Elias Mueggler from ETH Zurich and University of Zurich, Tim de Bruin from TU Delft and Jason Lee from ETH Zurich have been selected as the winning students for their proposals, all around robotics. Each winning student will receive $40,000 as part of the fellowship along with mentoring by a Qualcomm researcher.

“This year’s proposals focused on hot topic areas of research including, computer vision, machine learning, and autonomous navigation,” said Peter Rauber, Senior Director of Engineering at Qualcomm International. “Qualcomm’s culture is about invention, and collaboration to encourage the advancement of new technologies that can make a tremendous impact on the future of mobile. QInF helps us support external innovation by working with top PhD students from elite universities across Europe to mentor them and help propel their ideas forward:”
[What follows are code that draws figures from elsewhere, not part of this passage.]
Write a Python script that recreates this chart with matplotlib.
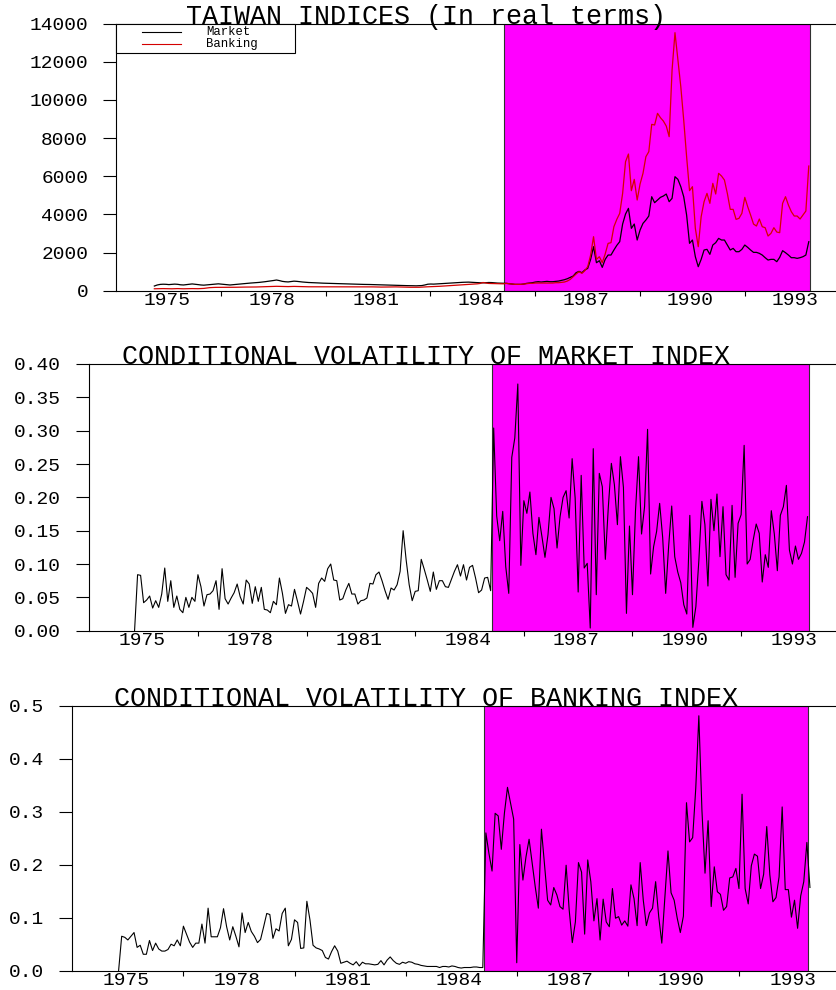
import numpy as np
import matplotlib
matplotlib.use('Agg')
import matplotlib.pyplot as plt
from matplotlib.patches import Rectangle
from matplotlib.lines import Line2D
from matplotlib.ticker import FormatStrFormatter

plt.rcParams['font.family'] = ['Liberation Mono', 'DejaVu Sans Mono']

# ---- data (monthly, decimal-year start of each series) ----
index_start = 1974.64
vol_start = 1974.80
shade_start, shade_end = 1984.67, 1993.42

year_labels = [1975, 1978, 1981, 1984, 1987, 1990, 1993]

market_index = [
    245, 300, 330, 340, 335, 320, 330, 345, 335, 310,
    300, 320, 340, 355, 340, 320, 300, 290, 305, 320,
    335, 350, 360, 345, 330, 310, 300, 315, 330, 345,
    360, 375, 390, 400, 410, 420, 435, 450, 470, 490,
    510, 535, 560, 530, 490, 470, 460, 480, 500, 490,
    470, 455, 440, 430, 425, 420, 410, 400, 395, 390,
    385, 380, 375, 370, 365, 360, 355, 350, 345, 340,
    340, 335, 330, 330, 325, 320, 315, 310, 305, 300,
    300, 295, 290, 285, 280, 275, 270, 265, 265, 260,
    255, 260, 270, 300, 340, 350, 345, 355, 370, 380,
    385, 390, 400, 410, 420, 430, 440, 445, 450, 440,
    430, 420, 415, 410, 420, 430, 425, 410, 400, 395,
    390,
    385, 367, 350, 332, 332, 332, 350, 385, 402, 420,
    455, 472, 455, 472, 490, 472, 472, 490, 507, 542,
    577, 629, 699, 769, 944, 1014, 944, 1084, 1171, 1643,
    2307, 1468, 1573, 1224, 1643, 1870, 1870, 2133, 2377, 2570,
    3496, 4020, 4318, 3269, 3496, 2657, 3181, 3531, 3706, 3916,
    4929, 4615, 4755, 4894, 4964, 5069, 4667, 4842, 5978, 5838,
    5454, 4929, 3968, 2482, 2657, 1783, 1258, 1643, 2133, 2168,
    1905, 2395, 2517, 2744, 2657, 2657, 2395, 2133, 2220, 2045,
    2045, 2168, 2395, 2272, 2133, 2010, 2010, 1958, 1870, 1731,
    1608, 1643, 1643, 1521, 1748, 2098, 1993, 1870, 1731, 1731,
    1696, 1731, 1783, 1870, 2570,
]

banking_index = [
    100, 105, 105, 110, 105, 100, 100, 105, 110, 105,
    100, 105, 110, 110, 105, 105, 110, 120, 140, 160,
    170, 175, 175, 170, 175, 180, 180, 175, 180, 185,
    185, 190, 190, 185, 190, 195, 200, 205, 210, 215,
    220, 225, 230, 225, 220, 215, 215, 220, 225, 220,
    215, 210, 210, 205, 205, 210, 210, 205, 205, 200,
    200, 205, 205, 210, 210, 205, 205, 200, 200, 205,
    205, 210, 210, 205, 200, 200, 195, 195, 190, 190,
    195, 195, 200, 200, 195, 190, 185, 185, 180, 180,
    175, 180, 190, 200, 205, 210, 215, 220, 230, 240,
    250, 260, 270, 280, 290, 300, 310, 320, 330, 340,
    350, 360, 380, 430, 400, 380, 375, 370, 365, 360,
    360,
    385, 367, 350, 332, 332, 332, 350, 367, 385, 385,
    402, 402, 402, 402, 402, 402, 402, 420, 420, 437,
    455, 507, 594, 734, 874, 996, 909, 1049, 1259, 1870,
    2832, 1643, 1783, 1468, 1923, 2482, 2517, 3356, 3741, 4055,
    5104, 6765, 7167, 5244, 5838, 4755, 5594, 6153, 7027, 7289,
    8722, 8688, 9300, 9072, 8897, 8635, 8076, 11572, 13530, 12096,
    10698, 8950, 7027, 5244, 5454, 3269, 2307, 3881, 4667, 5104,
    4580, 5629, 5069, 6153, 6013, 5803, 5104, 4265, 4265, 3741,
    3793, 4055, 4894, 4405, 3968, 3496, 3391, 3758, 3356, 3304,
    2867, 3007, 3304, 3076, 3042, 4580, 4929, 4492, 4143, 3916,
    3916, 3758, 3968, 4178, 6537,
]

market_vol = [
    0.0, 0.084, 0.083, 0.042, 0.046, 0.052, 0.034, 0.045, 0.035, 0.055,
    0.094, 0.044, 0.075, 0.035, 0.052, 0.032, 0.027, 0.050, 0.035, 0.050,
    0.044, 0.084, 0.066, 0.037, 0.054, 0.055, 0.060, 0.075, 0.032, 0.093,
    0.048, 0.040, 0.049, 0.057, 0.070, 0.051, 0.040, 0.076, 0.070, 0.041,
    0.066, 0.044, 0.065, 0.032, 0.031, 0.027, 0.044, 0.039, 0.079, 0.056,
    0.026, 0.039, 0.037, 0.062, 0.044, 0.025, 0.044, 0.065, 0.061, 0.056,
    0.035, 0.071, 0.079, 0.074, 0.093, 0.100, 0.076, 0.075, 0.046, 0.048,
    0.061, 0.071, 0.055, 0.055, 0.040, 0.045, 0.046, 0.049, 0.071, 0.070,
    0.084, 0.088, 0.075, 0.060, 0.047, 0.064, 0.061, 0.069, 0.089, 0.150,
    0.106, 0.069, 0.045, 0.059, 0.060, 0.107, 0.092, 0.076, 0.059, 0.088,
    0.062, 0.075, 0.075, 0.066, 0.065, 0.077, 0.089, 0.099, 0.082, 0.099,
    0.076, 0.095, 0.098, 0.079, 0.057, 0.061, 0.079, 0.080, 0.060,
    0.304, 0.172, 0.135, 0.179, 0.096, 0.056, 0.260, 0.289, 0.370, 0.098,
    0.195, 0.176, 0.208, 0.146, 0.114, 0.170, 0.141, 0.110, 0.144, 0.200,
    0.183, 0.124, 0.171, 0.200, 0.210, 0.169, 0.258, 0.199, 0.058, 0.233,
    0.094, 0.101, 0.004, 0.273, 0.054, 0.236, 0.216, 0.107, 0.186, 0.251,
    0.219, 0.159, 0.261, 0.215, 0.026, 0.157, 0.054, 0.180, 0.261, 0.145,
    0.186, 0.302, 0.085, 0.126, 0.149, 0.191, 0.140, 0.056, 0.128, 0.187,
    0.111, 0.088, 0.072, 0.039, 0.025, 0.173, 0.005, 0.036, 0.106, 0.194,
    0.159, 0.067, 0.197, 0.150, 0.205, 0.111, 0.186, 0.084, 0.076, 0.188,
    0.080, 0.161, 0.174, 0.278, 0.100, 0.107, 0.136, 0.160, 0.146, 0.073,
    0.114, 0.095, 0.180, 0.145, 0.090, 0.173, 0.186, 0.218, 0.121, 0.100,
    0.127, 0.107, 0.116, 0.133, 0.171,
]

banking_vol = [
    0.0, 0.065, 0.063, 0.058, 0.065, 0.072, 0.044, 0.048, 0.031, 0.031,
    0.057, 0.038, 0.052, 0.041, 0.037, 0.037, 0.040, 0.050, 0.047, 0.058,
    0.047, 0.084, 0.069, 0.054, 0.044, 0.052, 0.052, 0.088, 0.052, 0.118,
    0.064, 0.064, 0.064, 0.081, 0.117, 0.083, 0.058, 0.083, 0.065, 0.045,
    0.109, 0.072, 0.091, 0.074, 0.065, 0.053, 0.059, 0.083, 0.108, 0.106,
    0.061, 0.079, 0.075, 0.108, 0.118, 0.047, 0.059, 0.096, 0.091, 0.042,
    0.043, 0.131, 0.096, 0.048, 0.043, 0.041, 0.038, 0.025, 0.022, 0.036,
    0.047, 0.037, 0.014, 0.016, 0.018, 0.014, 0.011, 0.017, 0.009, 0.016,
    0.013, 0.013, 0.012, 0.011, 0.012, 0.019, 0.011, 0.020, 0.026, 0.019,
    0.014, 0.012, 0.016, 0.014, 0.017, 0.016, 0.013, 0.012, 0.010, 0.009,
    0.008, 0.008, 0.008, 0.008, 0.006, 0.008, 0.008, 0.007, 0.009, 0.008,
    0.006, 0.005, 0.006, 0.006, 0.006, 0.007, 0.007, 0.006, 0.006,
    0.260, 0.221, 0.188, 0.297, 0.292, 0.229, 0.297, 0.346, 0.316, 0.286,
    0.015, 0.238, 0.171, 0.215, 0.248, 0.203, 0.158, 0.118, 0.267, 0.199,
    0.133, 0.124, 0.157, 0.143, 0.121, 0.116, 0.199, 0.114, 0.053, 0.092,
    0.204, 0.186, 0.069, 0.209, 0.168, 0.094, 0.136, 0.058, 0.135, 0.092,
    0.083, 0.155, 0.099, 0.102, 0.086, 0.094, 0.084, 0.162, 0.136, 0.085,
    0.204, 0.133, 0.085, 0.109, 0.118, 0.168, 0.102, 0.052, 0.140, 0.226,
    0.147, 0.133, 0.099, 0.072, 0.103, 0.317, 0.243, 0.251, 0.344, 0.481,
    0.303, 0.184, 0.283, 0.121, 0.196, 0.149, 0.144, 0.114, 0.121, 0.175,
    0.177, 0.193, 0.155, 0.333, 0.155, 0.126, 0.198, 0.220, 0.216, 0.155,
    0.182, 0.272, 0.181, 0.130, 0.138, 0.177, 0.309, 0.153, 0.153, 0.101,
    0.133, 0.080, 0.141, 0.168, 0.242, 0.157,
]

index_t = index_start + np.arange(len(market_index)) / 12
mvol_t = vol_start + np.arange(len(market_vol)) / 12
bvol_t = vol_start + np.arange(len(banking_vol)) / 12

# ---- figure layout in pixels ----
W, H = 836, 990
fig = plt.figure(figsize=(W / 100, H / 100), dpi=100)


def px_rect(left, top, right, bottom):
    return [left / W, 1 - bottom / H, (right - left) / W, (bottom - top) / H]


def style_axes(ax, ymax, ystep, fmt):
    ax.set_xlim(1973.55, 1994.17)
    ax.set_ylim(0, ymax)
    ax.axvspan(shade_start, shade_end, facecolor='#ff00ff', edgecolor='#303030',
               lw=0.8, zorder=1)
    ax.spines['right'].set_visible(False)
    for s in ['left', 'top', 'bottom']:
        ax.spines[s].set_linewidth(0.8)
        ax.spines[s].set_zorder(3)
    ax.set_yticks(np.arange(0, ymax + ystep / 2, ystep))
    ax.yaxis.set_major_formatter(FormatStrFormatter(fmt))
    ax.set_xticks(year_labels)
    ax.set_xticks([y + 1.55 for y in year_labels[:-1]], minor=True)
    ax.tick_params(axis='y', direction='out', length=9.4, width=0.8, pad=10.8,
                   labelsize=14)
    ax.tick_params(axis='x', which='major', length=0, pad=1, labelsize=14)
    ax.tick_params(axis='x', which='minor', direction='out', length=3.5, width=0.8)


# Panel 1: indices
ax1 = fig.add_axes(px_rect(116.3, 23.7, 836, 290.7))
style_axes(ax1, 14000, 2000, '%d')
ax1.plot(index_t, market_index, color='black', lw=0.9, zorder=2)
ax1.plot(index_t, banking_index, color='#d40000', lw=0.9, zorder=2)

# Panel 2: market volatility
ax2 = fig.add_axes(px_rect(89.3, 364, 836, 630.7))
style_axes(ax2, 0.40, 0.05, '%.2f')
ax2.plot(mvol_t, market_vol, color='black', lw=0.8, zorder=2)

# Panel 3: banking volatility
ax3 = fig.add_axes(px_rect(72.3, 705.7, 836, 970.7))
style_axes(ax3, 0.5, 0.1, '%.1f')
ax3.plot(bvol_t, banking_vol, color='black', lw=0.8, zorder=2)

# titles sitting on the top frame line
titles = [('TAIWAN INDICES (In real terms)', 23.7),
          ('CONDITIONAL VOLATILITY OF MARKET INDEX', 364),
          ('CONDITIONAL VOLATILITY OF BANKING INDEX', 705.7)]
for text, ypx in titles:
    fig.text(425.5 / W, 1 - ypx / H, text, ha='center', va='baseline',
             fontsize=19.25)

# legend box (top left of first panel)
fig.add_artist(Rectangle((116.3 / W, 1 - 53 / H), (294.7 - 116.3) / W, (53 - 23.7) / H,
                         transform=fig.transFigure, facecolor='white',
                         edgecolor='black', lw=0.8, zorder=5))
for label, color, ypx in [('Market', 'black', 31.8), ('Banking', '#d40000', 44.0)]:
    fig.add_artist(Line2D([142 / W, 181 / W], [1 - ypx / H] * 2, color=color, lw=0.8,
                          transform=fig.transFigure, zorder=6))
    fig.text(206 / W, 1 - ypx / H, label, va='center', ha='left', fontsize=8.8,
             zorder=6)

fig.savefig('out.png', dpi=100)
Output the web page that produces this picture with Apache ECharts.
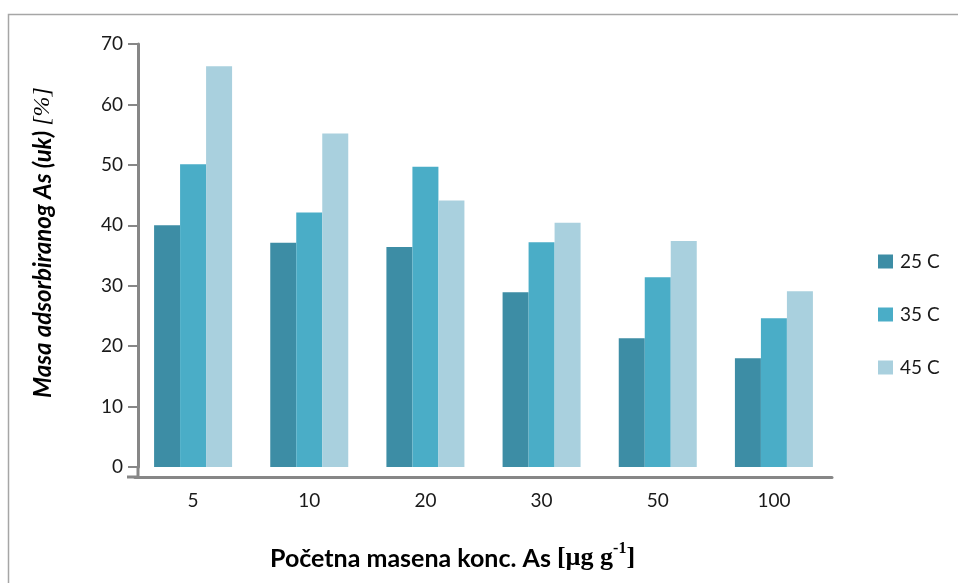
<!DOCTYPE html>
<html>
<head>
<meta charset="utf-8">
<script src="https://cdn.jsdelivr.net/npm/echarts@6/dist/echarts.min.js"></script>
<style>html,body{margin:0;padding:0;background:#fff}#c{width:958px;height:583px}</style>
</head>
<body>
<div id="c"></div>
<script>
const categories = ['5', '10', '20', '30', '50', '100'];
const seriesNames = ['25 C', '35 C', '45 C'];
const values25 = [40.0, 37.1, 36.4, 28.9, 21.3, 18.0];
const values35 = [50.1, 42.1, 49.7, 37.2, 31.4, 24.6];
const values45 = [66.3, 55.2, 44.1, 40.4, 37.4, 29.1];
const yTicks = [0, 10, 20, 30, 40, 50, 60, 70];

const colors = ['#3d8da5', '#4aadc7', '#a9d0de'];
const sans = 'Lato, "Open Sans", sans-serif';
const serif = '"Liberation Serif", "DejaVu Serif", serif';
const axisGray = '#878787';

const chart = echarts.init(document.getElementById('c'));
const allValues = [values25, values35, values45];
chart.setOption({
  animation: false,
  grid: { left: 135, right: 126, top: 44, bottom: 116, containLabel: false },
  legend: {
    orient: 'vertical', left: 873, top: 247, itemWidth: 15, itemHeight: 14, itemGap: 34,
    icon: 'rect',
    textStyle: { fontFamily: sans, fontSize: 19, color: '#1a1a1a', padding: [0, 0, 0, 2] },
    data: seriesNames
  },
  xAxis: {
    type: 'category', data: categories, offset: 10,
    axisLine: { onZero: false, lineStyle: { color: axisGray, width: 3 } },
    axisTick: { show: false },
    axisLabel: { fontFamily: sans, fontSize: 19, color: '#1a1a1a', margin: 14 }
  },
  yAxis: {
    type: 'value', min: yTicks[0], max: yTicks[yTicks.length - 1], interval: 10, offset: -3,
    splitLine: { show: false },
    axisLine: { show: true, lineStyle: { color: axisGray, width: 3 } },
    axisTick: { show: true, length: 10, lineStyle: { color: axisGray, width: 2 } },
    axisLabel: { fontFamily: sans, fontSize: 19, color: '#1a1a1a', margin: 15 },
    name: '{a|Masa adsorbiranog As (uk) }{b|[%]}',
    nameLocation: 'middle', nameRotate: 90, nameGap: 83,
    nameTextStyle: {
      rich: {
        a: { fontFamily: sans, fontSize: 24, fontWeight: 'bold', fontStyle: 'italic', color: '#000' },
        b: { fontFamily: serif, fontSize: 24, fontStyle: 'italic', color: '#000' }
      },
      padding: [0, 0, 0, 26]
    }
  },
  title: {
    left: 265, top: 536,
    text: '{a|Početna masena konc. As }{b|[µg g}{s|-1}{b|]}',
    textStyle: {
      rich: {
        a: { fontFamily: sans, fontSize: 25, fontWeight: 'bold', color: '#000', verticalAlign: 'bottom', lineHeight: 30 },
        b: { fontFamily: serif, fontSize: 26, fontWeight: 'bold', color: '#000', verticalAlign: 'bottom', lineHeight: 30 },
        s: { fontFamily: serif, fontSize: 16, fontWeight: 'bold', color: '#000', verticalAlign: 'top', lineHeight: 30 }
      }
    }
  },
  graphic: [
    { type: 'rect', shape: { x: 8.5, y: 14.5, width: 1000, height: 1000 }, style: { fill: 'none', stroke: '#a6a6a6', lineWidth: 1.5 }, silent: true },
    { type: 'line', shape: { x1: 138, y1: 466, x2: 138, y2: 478 }, style: { stroke: axisGray, lineWidth: 3 }, silent: true },
    { type: 'line', shape: { x1: 127, y1: 477, x2: 138, y2: 477 }, style: { stroke: axisGray, lineWidth: 3 }, silent: true }
  ],
  series: seriesNames.map((n, i) => ({
    name: n, type: 'bar', data: allValues[i], barWidth: 26, barGap: '0%',
    itemStyle: { color: colors[i] }
  }))
});
</script>
</body>
</html>
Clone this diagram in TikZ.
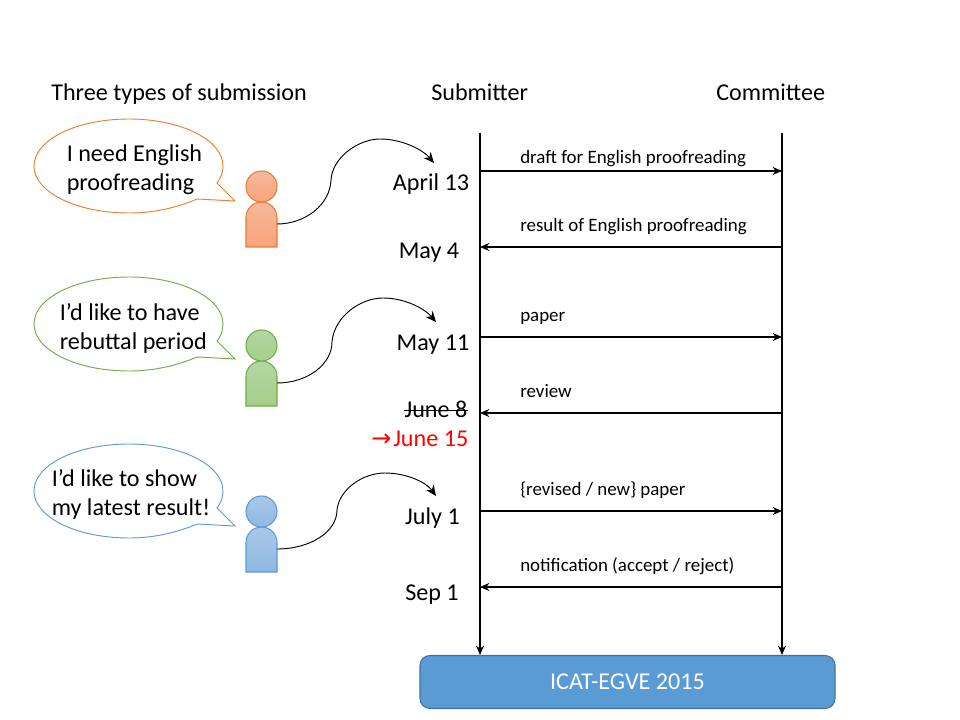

  • Elias Mueggler's proposal “Event-based Vision for High-Speed Robotics” focuses on investigating how to use event-based cameras in autonomously moving robots such as drones. The work will be an important first step towards bringing microsecond-resolution image processing to fast moving mobile robots. Elias will work on creating a generic six-degrees-of-freedom SLAM system with event based cameras which will advance the state of the art.
  • Tim de Bruin's proposal “Unsupervised Multimodal State-representation Learning for Robotics" which combines reinforcement- and deep learning to make robots learn a uniform representation of their state and their environment to learn new tasks autonomously. Tim will investigate learning control policies in high dimensional state spaces which still adhere to physical rules. This project will look to improve autonomous learning for robots.
  • Jason Lee proposes “A Unified Neural Language Model for Morphology, Grammar and Coherence” to bring together the benefits of character-level and sentence-level language models. Jason will model morphology, grammar and coherence jointly with a single neural network-based model. The model will incorporate past sentences and words to predict the next word. Having no pre-defined linguistic rules to start from, the project will improve language-agnostic natural language processing.
The QInF Europe program continues to expand its reach with the addition of two new universities: for the first time this year, the Technical University Delft (Netherlands) and KU Leuven (Belgium) were invited to participate in the program, bringing the total number of participating universities to six.

“This was the first year that we consolidated the Europe program and brought all of the region finalists together to present their proposals to a panel of technology topic expert judges who determined the winning proposals. It was great to have the different European universities together to meet and discuss their research,” said Charles Bergan, Vice President of Engineering at Qualcomm Technologies, Inc. “The high caliber of innovative proposals we received again this year for QInF Europe made the selection process quite difficult. In the end, we chose Elias, Jason, and Tim for their innovative work. We congratulate them and look forward to collaborating closely to bring their ideas to life.”

Charles participated for a fifth time in this year’s QInF Europe judging panel, along with the head of Qualcomm’s European research offices, Peter Rauber, and several Qualcomm Europe researchers. The QInF Europe finalist event was hosted by QUVA, the joint research lab, announced by Qualcomm Technologies. Inc. and the University of Amsterdam, focused on advancing state-of-the-art machine learning techniques for computer vision. Prof. Arnold Smeulders, one of the three QUVA directors, provided an interesting keynote speech on the open challenges in tracking.”